## begin Records for the task
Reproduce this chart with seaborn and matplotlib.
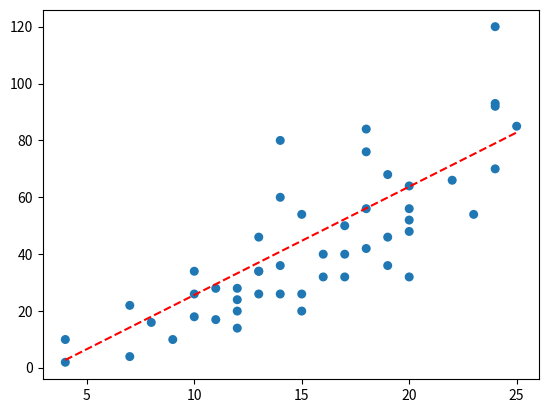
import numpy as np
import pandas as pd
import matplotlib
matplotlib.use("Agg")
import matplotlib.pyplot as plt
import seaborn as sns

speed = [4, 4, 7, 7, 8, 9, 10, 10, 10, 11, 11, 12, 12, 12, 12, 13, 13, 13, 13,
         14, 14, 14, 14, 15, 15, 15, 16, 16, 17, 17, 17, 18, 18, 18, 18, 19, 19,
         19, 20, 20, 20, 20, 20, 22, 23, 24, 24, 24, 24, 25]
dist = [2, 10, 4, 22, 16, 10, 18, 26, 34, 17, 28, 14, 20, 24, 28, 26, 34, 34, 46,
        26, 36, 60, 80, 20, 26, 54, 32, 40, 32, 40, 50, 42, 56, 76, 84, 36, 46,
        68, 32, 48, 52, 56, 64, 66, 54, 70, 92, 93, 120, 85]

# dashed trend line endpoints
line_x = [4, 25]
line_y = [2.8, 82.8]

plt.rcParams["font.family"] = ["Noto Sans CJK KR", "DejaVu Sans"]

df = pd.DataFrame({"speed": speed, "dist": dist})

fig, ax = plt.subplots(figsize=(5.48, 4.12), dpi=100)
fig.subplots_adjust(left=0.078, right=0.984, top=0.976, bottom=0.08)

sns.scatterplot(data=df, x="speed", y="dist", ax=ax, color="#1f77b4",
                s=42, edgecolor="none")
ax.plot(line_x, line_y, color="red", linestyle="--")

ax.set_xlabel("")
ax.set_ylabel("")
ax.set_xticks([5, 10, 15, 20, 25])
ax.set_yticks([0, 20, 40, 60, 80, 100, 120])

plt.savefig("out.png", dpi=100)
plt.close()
## end Records for the task
## begin Records for the task
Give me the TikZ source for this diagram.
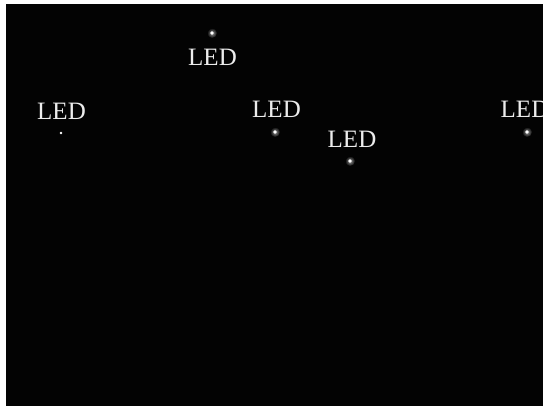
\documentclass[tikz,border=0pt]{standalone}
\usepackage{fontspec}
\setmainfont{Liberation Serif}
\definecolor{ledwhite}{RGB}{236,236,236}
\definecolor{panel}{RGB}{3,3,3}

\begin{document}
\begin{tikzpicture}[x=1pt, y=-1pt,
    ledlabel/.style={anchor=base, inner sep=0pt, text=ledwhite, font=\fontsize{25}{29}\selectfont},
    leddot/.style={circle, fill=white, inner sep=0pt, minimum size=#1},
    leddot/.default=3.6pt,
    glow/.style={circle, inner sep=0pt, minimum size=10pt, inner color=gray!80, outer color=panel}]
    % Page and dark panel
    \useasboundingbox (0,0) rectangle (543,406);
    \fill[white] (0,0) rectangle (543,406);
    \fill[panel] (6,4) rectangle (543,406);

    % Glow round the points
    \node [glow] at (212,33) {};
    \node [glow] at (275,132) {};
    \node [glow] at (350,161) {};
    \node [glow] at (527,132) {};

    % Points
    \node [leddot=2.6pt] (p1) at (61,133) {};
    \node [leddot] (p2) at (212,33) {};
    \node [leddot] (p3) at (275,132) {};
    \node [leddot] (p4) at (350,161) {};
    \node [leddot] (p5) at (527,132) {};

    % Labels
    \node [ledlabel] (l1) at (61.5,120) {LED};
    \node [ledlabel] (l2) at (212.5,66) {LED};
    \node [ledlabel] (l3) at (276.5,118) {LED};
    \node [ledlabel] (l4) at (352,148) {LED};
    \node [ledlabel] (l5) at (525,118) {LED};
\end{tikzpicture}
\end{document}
## end Records for the task
### Given task
Exactly and only the lines from the line with "Reproduce this chart" to the line with "plt.close()", both ends included, should be echoed. Do not carry over the pictures.

### Answer for this exercise
Reproduce this chart with seaborn and matplotlib.
import numpy as np
import pandas as pd
import matplotlib
matplotlib.use("Agg")
import matplotlib.pyplot as plt
import seaborn as sns

speed = [4, 4, 7, 7, 8, 9, 10, 10, 10, 11, 11, 12, 12, 12, 12, 13, 13, 13, 13,
         14, 14, 14, 14, 15, 15, 15, 16, 16, 17, 17, 17, 18, 18, 18, 18, 19, 19,
         19, 20, 20, 20, 20, 20, 22, 23, 24, 24, 24, 24, 25]
dist = [2, 10, 4, 22, 16, 10, 18, 26, 34, 17, 28, 14, 20, 24, 28, 26, 34, 34, 46,
        26, 36, 60, 80, 20, 26, 54, 32, 40, 32, 40, 50, 42, 56, 76, 84, 36, 46,
        68, 32, 48, 52, 56, 64, 66, 54, 70, 92, 93, 120, 85]

# dashed trend line endpoints
line_x = [4, 25]
line_y = [2.8, 82.8]

plt.rcParams["font.family"] = ["Noto Sans CJK KR", "DejaVu Sans"]

df = pd.DataFrame({"speed": speed, "dist": dist})

fig, ax = plt.subplots(figsize=(5.48, 4.12), dpi=100)
fig.subplots_adjust(left=0.078, right=0.984, top=0.976, bottom=0.08)

sns.scatterplot(data=df, x="speed", y="dist", ax=ax, color="#1f77b4",
                s=42, edgecolor="none")
ax.plot(line_x, line_y, color="red", linestyle="--")

ax.set_xlabel("")
ax.set_ylabel("")
ax.set_xticks([5, 10, 15, 20, 25])
ax.set_yticks([0, 20, 40, 60, 80, 100, 120])

plt.savefig("out.png", dpi=100)
plt.close()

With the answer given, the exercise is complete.